Scritti su Antonio Prete

di Antonio Errico

Ermeneutica lontananza

Dice che la sua radice è in un Salento fantastico, interiore, nella terra com’era, lontana e perduta. Dice che a questa terra deve forse tutta la sua scrittura: perché qui, da ragazzo, ha letto voracemente i libri che trovava nelle piccole biblioteche, nella Provinciale, che comprava sulle bancarelle di Lecce; che qui ha fatto il suo apprendistato di racconti, versi, teatro, prove poi distrutte, come spesso, quasi sempre, accade quando si riesce a trovare lo stile, la voce, la lingua che si sente propria, appartenente, alla quale si appartiene.

Antonio Prete ha origini a Copertino, tra gli ulivi e il santuario della Grottella, tra il mito di Giuseppe Desa, il frate asino, il santo dei voli, e il desiderio del mare (che ancora sente prepotente, che ancora lo richiama), tra racconti di madre e sapori di fichidindia. Da anni vive in altri luoghi; insegna letterature comparate all’università di Siena.
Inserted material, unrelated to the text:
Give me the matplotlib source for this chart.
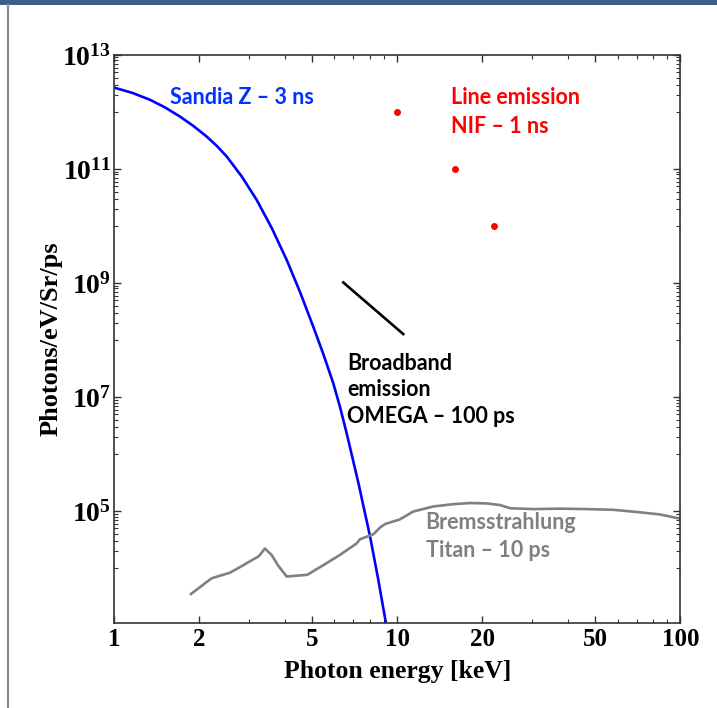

Dice che la comparazione è sguardo che accetta la mobilità del punto di osservazione, che sa dislocarsi, decentrarsi, farsi obliquo, simultaneo, essere sguardo sull’altro ma anche dell’altro. L’anima del metodo comparativo è l’analogia. Uno dei suoi saggi fondamentali s’intitola appunto Il demone dell’analogia (Feltrinelli, 1986). Dice che «Il demone è la pulsione verso una geometria nascosta, verso un ordine che è forse l’ombra di un senso perduto o mai posseduto, verso una lingua che nei nomi vede trasparire l’essenza delle cose, nel ritmo l’accordo con quel musicale che è prima e dopo la lingua».

Per Antonio Prete la comparazione non è solo la relazione tra l’universo dei testi ma tra la letteratura e l’esistenza, le parole e la natura, l’andamento di un verso e il colore di una luna. Forse per lui comparare significa soprattutto compenetrare, rintracciare i fili che annodano le dimensioni della vita e della scrittura, rivelare le costanti, i nuclei essenziali, il lievito delle storie che si scrivono in tempi diversi, in luoghi distanti. Forse significa soprattutto dimostrare la specularità delle forme del sentimento e della ragione, della riflessione e dell’espressione. E poi scrivere tutto questo come se si stesse aprendo varchi, gettando ponti, rischiarando la strada con una lanterna.